Darwin was very interested in hay fever. On 14 June [1873] he wrote to Blackley to thank him for his book Experimental researches on the causes and nature of Catarrhus Aestivus (hay-fever or hay-asthma). And on  5 July 1873 Darwin wrote again, saying:  ‘The power of pollen in exciting the skin & mucous membrane seems to me an astonishing fact’.

Blackley was a doctor, practicing in Hulme, Manchester, who advocated controversial homeopathic treatments that were scorned by the medical establishment.  Himself a hay fever sufferer, Blackley devised an ingenious series of self-experiments to ascertain the cause and mechanism of hay fever.  It was by exposing himself to possible causative agents, and observing changes in his own symptoms, that he was able to single out pollen as the only credible cause.

Blackley investigated pollens from over 80 different types of plant and concluded that grasses caused the greatest reaction. He also experimented with fresh, dry and extracts of pollen, administered to his nose, mouth, eyes and scarified skin. Boiling and dialysing fever-inducing pollen did not reduce its effects. Darwin wondered if the pollen would become harmless, if subjected to dry heat above the boiling point of water.  He also asked Blackley why he had not considered the distinction between plants fertilised by the wind (entomophilous) and those fertilised by insects (anemophilous).  Darwin writes:

Perhaps where grass is cut & dried; some pollen of the entomophilous division may be blown about; but naturally hardly any would thus be blown. Whereas the pollen of anemophilous plants cannot fail to be largely blown in every direction. (Letter to C. H. Blackley, 5 July [1873])

Blackley wrote back on 11 July 1873 that the distinction had ‘a very important bearing upon the subject, and I very much regret that it should have escaped my attention’. He excused himself for the oversight, explaining that ‘investigations have had to be made with the hourly recurring demands of a moderately large practice pressing upon me’.

Darwin was fascinated by Blackley’s experiments testing whether pollen could be carried large distances in the upper regions of the atmosphere.  Blackley wrote on 7 July 1873 that his high altitude experiments had been inspired by Darwin’s discussion of collecting atmospheric dust at Porto Praya in his Journal of researches (2nd edition, p. 5). Darwin gave a further example of how coniferous pollen could be carried for hundreds of miles in the upper atmosphere and be deposited on ships— explaining why some sailors suffer from hay fever out at sea.

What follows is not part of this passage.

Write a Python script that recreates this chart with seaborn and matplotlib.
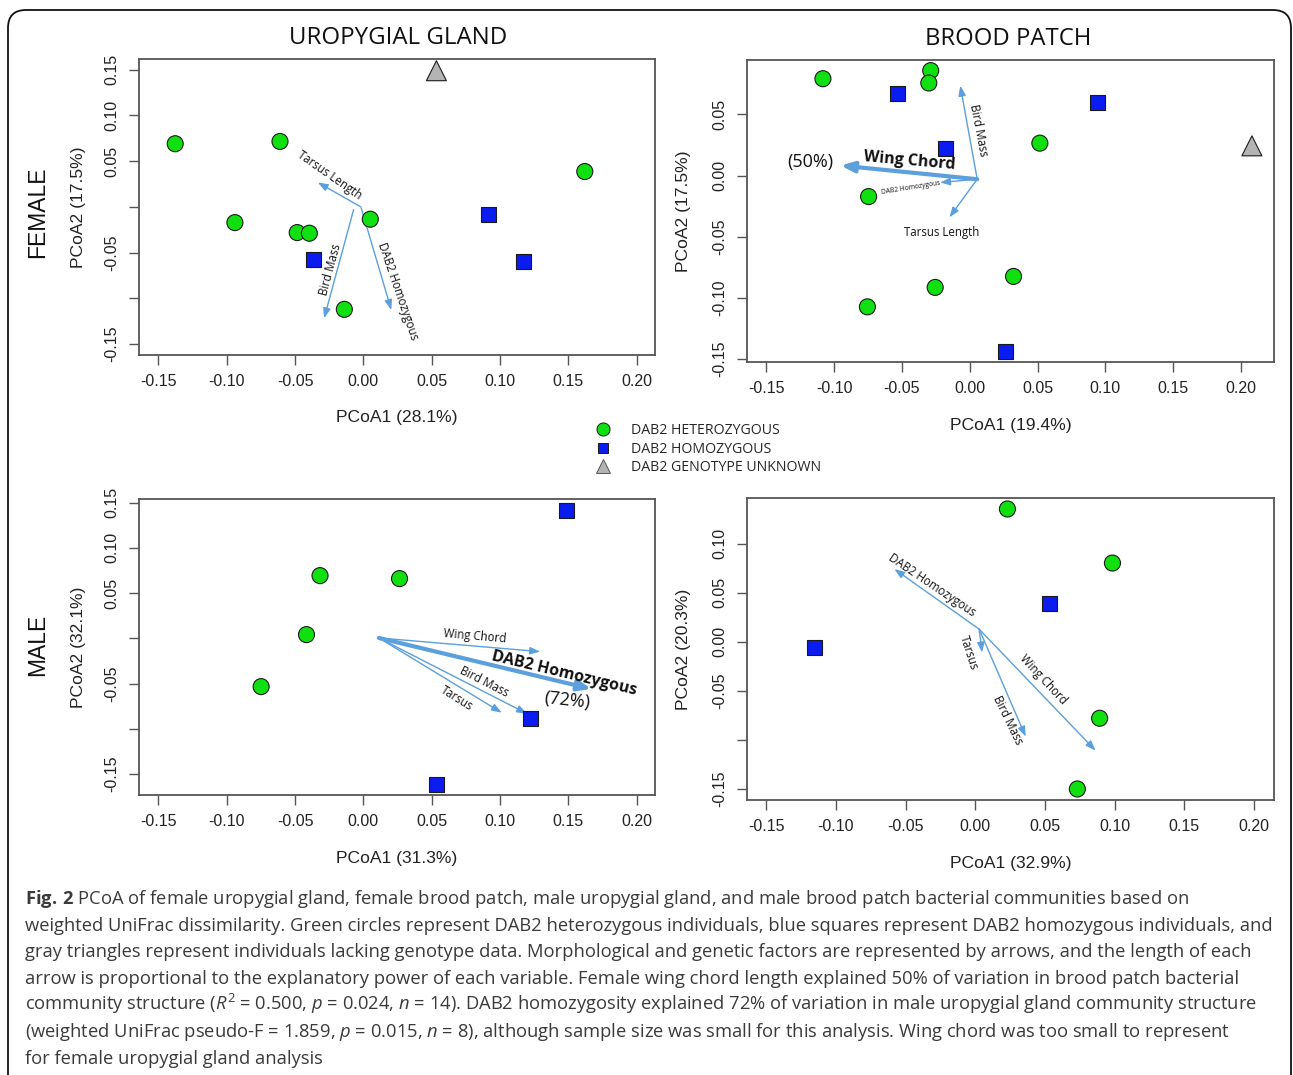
import matplotlib
matplotlib.use("Agg")
import matplotlib.pyplot as plt
import seaborn as sns
import pandas as pd
from matplotlib.lines import Line2D
from matplotlib.patches import FancyBboxPatch

# ---------------- data ----------------
x_ticks = [-0.15, -0.10, -0.05, 0.00, 0.05, 0.10, 0.15, 0.20]
x_tick_labels = ["-0.15", "-0.10", "-0.05", "0.00", "0.05", "0.10", "0.15", "0.20"]

ug_y_ticks = [-0.15, -0.10, -0.05, 0.00, 0.05, 0.10, 0.15]
ug_y_tick_labels = ["-0.15", "", "-0.05", "", "0.05", "0.10", "0.15"]
fbp_y_ticks = [-0.15, -0.10, -0.05, 0.00, 0.05]
fbp_y_tick_labels = ["-0.15", "-0.10", "-0.05", "0.00", "0.05"]
mbp_y_ticks = [-0.15, -0.10, -0.05, 0.00, 0.05, 0.10]
mbp_y_tick_labels = ["-0.15", "", "-0.05", "0.00", "0.05", "0.10"]

geno_names = ["DAB2 HETEROZYGOUS", "DAB2 HOMOZYGOUS", "DAB2 GENOTYPE UNKNOWN"]

# female uropygial gland
fug_x = [-0.1377, -0.0610, 0.1621, -0.0940, -0.0484, -0.0395, 0.0051, -0.0139,
         -0.0364, 0.0913, 0.1175, 0.0535]
fug_y = [0.0690, 0.0715, 0.0386, -0.0172, -0.0281, -0.0288, -0.0135, -0.1120,
         -0.0570, -0.0088, -0.0598, 0.1488]
fug_geno = ["het"] * 8 + ["hom"] * 3 + ["unk"]
fug_vec_names = ["Tarsus Length", "Bird Mass", "DAB2 Homozygous"]
fug_vec_x0 = [-0.0019, -0.0071, -0.0016]
fug_vec_y0 = [0.0000, -0.0030, -0.0010]
fug_vec_x1 = [-0.0333, -0.0287, 0.0205]
fug_vec_y1 = [0.0267, -0.1218, -0.1127]

# female brood patch
fbp_x = [-0.1083, -0.0288, -0.0302, 0.0517, -0.0746, 0.0323, -0.0255, -0.0755,
         -0.0532, 0.0940, -0.0180, 0.0267, 0.2081]
fbp_y = [0.0792, 0.0858, 0.0757, 0.0265, -0.0172, -0.0825, -0.0915, -0.1074,
         0.0675, 0.0601, 0.0221, -0.1437, 0.0243]
fbp_geno = ["het"] * 8 + ["hom"] * 4 + ["unk"]
fbp_vec_names = ["Wing Chord", "DAB2 Homozygous", "Bird Mass", "Tarsus Length"]
fbp_vec_x1 = [-0.0952, -0.0219, -0.0070, -0.0150]
fbp_vec_y1 = [0.0082, -0.0057, 0.0735, -0.0342]
fbp_origin = (0.0055, -0.0030)

# male uropygial gland
mug_x = [-0.0317, 0.0265, -0.0416, -0.0748, 0.1485, 0.1223, 0.0539]
mug_y = [0.0693, 0.0660, 0.0041, -0.0534, 0.1415, -0.0885, -0.1614]
mug_geno = ["het"] * 4 + ["hom"] * 3
mug_vec_names = ["Wing Chord", "DAB2 Homozygous", "Bird Mass", "Tarsus"]
mug_vec_x1 = [0.1294, 0.1669, 0.1198, 0.1013]
mug_vec_y1 = [-0.0147, -0.0560, -0.0833, -0.0822]
mug_origin = (0.0114, 0.0004)

# male brood patch
mbp_x = [0.0231, 0.0985, 0.0893, 0.0733, 0.0530, -0.1152]
mbp_y = [0.1352, 0.0802, -0.0778, -0.1498, 0.0387, -0.0058]
mbp_geno = ["het"] * 4 + ["hom"] * 2
mbp_vec_names = ["DAB2 Homozygous", "Tarsus", "Bird Mass", "Wing Chord"]
mbp_vec_x1 = [-0.0581, 0.0049, 0.0362, 0.0864]
mbp_vec_y1 = [0.0741, -0.0109, -0.0965, -0.1107]
mbp_origin = (0.0028, 0.0129)

caption_lines = [
    r"$\mathbf{Fig.\,2}$ PCoA of female uropygial gland, female brood patch, male uropygial gland, and male brood patch bacterial communities based on",
    "weighted UniFrac dissimilarity. Green circles represent DAB2 heterozygous individuals, blue squares represent DAB2 homozygous individuals, and",
    "gray triangles represent individuals lacking genotype data. Morphological and genetic factors are represented by arrows, and the length of each",
    "arrow is proportional to the explanatory power of each variable. Female wing chord length explained 50% of variation in brood patch bacterial",
    r"community structure ($\mathit{R}^2$ = 0.500, $\mathit{p}$ = 0.024, $\mathit{n}$ = 14). DAB2 homozygosity explained 72% of variation in male uropygial gland community structure",
    r"(weighted UniFrac pseudo-F = 1.859, $\mathit{p}$ = 0.015, $\mathit{n}$ = 8), although sample size was small for this analysis. Wing chord was too small to represent",
    "for female uropygial gland analysis",
]

# ---------------- style ----------------
sns.set_style("white")
plt.rcParams['font.family'] = ['Liberation Sans', 'DejaVu Sans']
plt.rcParams['mathtext.fontset'] = 'custom'
plt.rcParams['mathtext.rm'] = 'Open Sans'
plt.rcParams['mathtext.it'] = 'Open Sans:italic'
plt.rcParams['mathtext.bf'] = 'Open Sans:bold'

pal = {"het": "#10e010", "hom": "#0b1cf0", "unk": "#b4b4b4"}
mk = {"het": "o", "hom": "s", "unk": "^"}
msize = {"het": 133, "hom": 117, "unk": 207}
arrow_col = "#5b9fdc"
lab_font = "Open Sans"
W, H = 1293, 1075

fig = plt.figure(figsize=(W / 100, H / 100), dpi=100)


def px_axes(left, top, right, bottom):
    return fig.add_axes([left / W, 1 - bottom / H, (right - left) / W, (bottom - top) / H])


def draw_points(ax, xs, ys, geno):
    df = pd.DataFrame({"x": xs, "y": ys, "g": geno})
    sns.scatterplot(data=df, x="x", y="y", hue="g", style="g", size="g",
                    palette=pal, markers=mk, sizes=msize, edgecolor="#1a1a1a",
                    linewidth=0.8, legend=False, ax=ax, zorder=3)


def arrow(ax, x0, y0, x1, y1, thick=False):
    if thick:
        props = dict(arrowstyle="-|>,head_length=0.55,head_width=0.22", color=arrow_col,
                     lw=3.0, mutation_scale=14, shrinkA=0, shrinkB=0)
    else:
        props = dict(arrowstyle="-|>,head_length=0.6,head_width=0.22", color=arrow_col,
                     lw=1.0, mutation_scale=10, shrinkA=0, shrinkB=0)
    ax.annotate("", xy=(x1, y1), xytext=(x0, y0), arrowprops=props, zorder=2)


def style_axes(ax, xlim, ylim, yt, ytl, xlab, ylab, xlab_y, ylab_x):
    ax.set_xlim(*xlim)
    ax.set_ylim(*ylim)
    ax.set_xticks(x_ticks)
    ax.set_xticklabels(x_tick_labels)
    ax.set_yticks(yt)
    ax.set_yticklabels(ytl, rotation=90, va="center")
    ax.tick_params(axis="both", direction="out", length=7, width=1, color="#555555",
                   labelsize=11.5, labelcolor="#222222", pad=7)
    ax.tick_params(left=True, bottom=True)
    for s in ax.spines.values():
        s.set_color("#555555")
        s.set_linewidth(1.3)
    ax.set_xlabel(xlab, fontsize=12.6, color="#222222", va="center")
    ax.set_ylabel(ylab, fontsize=12.6, color="#222222", va="center")
    ax.xaxis.set_label_coords(0.5, xlab_y)
    ax.yaxis.set_label_coords(ylab_x, 0.5)


def vlabel(ax, x, y, s, rot, size=8.3, bold=False):
    ax.text(x, y, s, rotation=rot, ha="center", va="center", fontsize=size,
            family=lab_font, fontweight="bold" if bold else "normal",
            color="#111111", rotation_mode="anchor", zorder=4)


# ---- female uropygial gland ----
ax1 = px_axes(139, 59, 655, 355)
for i in range(len(fug_vec_names)):
    arrow(ax1, fug_vec_x0[i], fug_vec_y0[i], fug_vec_x1[i], fug_vec_y1[i])
draw_points(ax1, fug_x, fug_y, fug_geno)
style_axes(ax1, (-0.1642, 0.2135), (-0.1619, 0.1616), ug_y_ticks, ug_y_tick_labels,
           "PCoA1 (28.1%)", "PCoA2 (17.5%)", -0.21, -0.118)
vlabel(ax1, -0.0250, 0.0350, "Tarsus Length", -35)
vlabel(ax1, -0.0240, -0.0682, "Bird Mass", 75)
vlabel(ax1, 0.0252, -0.0926, "DAB2 Homozygous", -71)

# ---- female brood patch ----
ax2 = px_axes(747, 60, 1274, 362)
for i in range(len(fbp_vec_names)):
    arrow(ax2, fbp_origin[0], fbp_origin[1], fbp_vec_x1[i], fbp_vec_y1[i], thick=(i == 0))
draw_points(ax2, fbp_x, fbp_y, fbp_geno)
style_axes(ax2, (-0.1643, 0.2244), (-0.1525, 0.0945), fbp_y_ticks, fbp_y_tick_labels,
           "PCoA1 (19.4%)", "PCoA2 (17.5%)", -0.21, -0.121)
vlabel(ax2, -0.1175, 0.0107, "(50%)", 0, size=13)
vlabel(ax2, -0.0445, 0.0115, "Wing Chord", -5, size=11.5, bold=True)
vlabel(ax2, -0.0436, -0.0104, "DAB2 Homozygous", 9, size=4.8)
vlabel(ax2, 0.0064, 0.0374, "Bird Mass", -79)
vlabel(ax2, -0.0207, -0.0464, "Tarsus Length", 0)

# ---- male uropygial gland ----
ax3 = px_axes(139, 499, 655, 795)
for i in range(len(mug_vec_names)):
    arrow(ax3, mug_origin[0], mug_origin[1], mug_vec_x1[i], mug_vec_y1[i], thick=(i == 1))
draw_points(ax3, mug_x, mug_y, mug_geno)
style_axes(ax3, (-0.1642, 0.2135), (-0.1732, 0.1540), ug_y_ticks, ug_y_tick_labels,
           "PCoA1 (31.3%)", "PCoA2 (32.1%)", -0.213, -0.118)
vlabel(ax3, 0.0816, 0.0018, "Wing Chord", -5)
vlabel(ax3, 0.1469, -0.0394, "DAB2 Homozygous", -13.5, size=11.5, bold=True)
vlabel(ax3, 0.1494, -0.0682, "(72%)", -6, size=13)
vlabel(ax3, 0.0884, -0.0479, "Bird Mass", -27)
vlabel(ax3, 0.0684, -0.0663, "Tarsus", -32)

# ---- male brood patch ----
ax4 = px_axes(747, 498, 1274, 800)
for i in range(len(mbp_vec_names)):
    arrow(ax4, mbp_origin[0], mbp_origin[1], mbp_vec_x1[i], mbp_vec_y1[i])
draw_points(ax4, mbp_x, mbp_y, mbp_geno)
style_axes(ax4, (-0.1639, 0.2145), (-0.1610, 0.1464), mbp_y_ticks, mbp_y_tick_labels,
           "PCoA1 (32.9%)", "PCoA2 (20.3%)", -0.209, -0.121)
vlabel(ax4, -0.0311, 0.0581, "DAB2 Homozygous", -34)
vlabel(ax4, -0.0044, -0.0109, "Tarsus", -72)
vlabel(ax4, 0.0231, -0.0795, "Bird Mass", -64)
vlabel(ax4, 0.0487, -0.0387, "Wing Chord", -47)

# ---- titles and row labels ----
fig.text(398 / W, 1 - 38 / H, "UROPYGIAL GLAND", ha="center", va="center",
         fontsize=17.3, family=lab_font, color="#111111")
fig.text(1008 / W, 1 - 39 / H, "BROOD PATCH", ha="center", va="center",
         fontsize=17.2, family=lab_font, color="#111111")
fig.text(38 / W, 1 - 212 / H, "FEMALE", rotation=90, ha="center", va="center",
         fontsize=16.5, color="#111111")
fig.text(38 / W, 1 - 645 / H, "MALE", rotation=90, ha="center", va="center",
         fontsize=16.5, color="#111111")

# ---- legend ----
handles = [
    Line2D([], [], ls="none", marker="o", markersize=9.4, markerfacecolor=pal["het"],
           markeredgecolor="#1a1a1a", markeredgewidth=0.7),
    Line2D([], [], ls="none", marker="s", markersize=7.7, markerfacecolor=pal["hom"],
           markeredgecolor="#1a1a1a", markeredgewidth=0.7),
    Line2D([], [], ls="none", marker="^", markersize=10.5, markerfacecolor=pal["unk"],
           markeredgecolor="#555555", markeredgewidth=0.7),
]
fig.legend(handles, geno_names, loc="upper left", bbox_to_anchor=(594 / W, 1 - 423 / H),
           frameon=False, prop={"family": lab_font, "size": 10.2}, handlelength=1.2,
           handletextpad=1.4, labelspacing=0.25, borderpad=0, borderaxespad=0)

# ---- caption ----
for i, line in enumerate(caption_lines):
    fig.text(25 / W, 1 - (904 + i * 26.6) / H, line, ha="left", va="baseline",
             fontsize=13.2, family=lab_font, color="#3a3a3a")

# ---- frame ----
frame = FancyBboxPatch((0.08, -0.5), 12.83, 11.15,
                       boxstyle="round,pad=0,rounding_size=0.18",
                       transform=fig.dpi_scale_trans, fill=False,
                       edgecolor="#111111", lw=1.3)
fig.patches.append(frame)

fig.savefig("out.png", dpi=100)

Blackley flew kites at different altitudes with sticky slides on them to sample the air. He perfected the experiment by adding a clockwork mechanism to expose the slides for a set time, and enhancing the glycerine sampling solution with carbolic acid to deter insects.  He concluded that in pollen seasons much higher levels were found at 1000-2000ft than at ground level, and this explained why people suffered from hay fever in large cities far away from sources of pollen.

In his later work, possibly inspired by his interest in homeopathy, Blackley tried to find out the smallest amount of pollen that would initiate and maintain the symptoms of hay fever.  This required determining the weight of pollen grains by a dilution method.  In his letter of 9 March 1877, Darwin wrote: ‘Your calculation of the (weight) of pollen grains is wonderful’.

The ultimate goal of Blackley’s research remained elusive.   He wrote to Darwin on 11 July 1873:

The problem of cure has still to be solved and really resolves itself principally into a question of prophylaxis. I fear it will prove to be the most formidable and difficult part of the task I originally set myself.

Blackley tried many drugs to no avail. He had slightly more success experimenting with air filtration systems, and in recommending spending summers in suitable locations to avoid pollen.  But his lasting contribution to the science of allergy was to establish the link between hay fever and pollen, through inventive— and self-sacrificing— experiment, and thorough and detailed observation and description.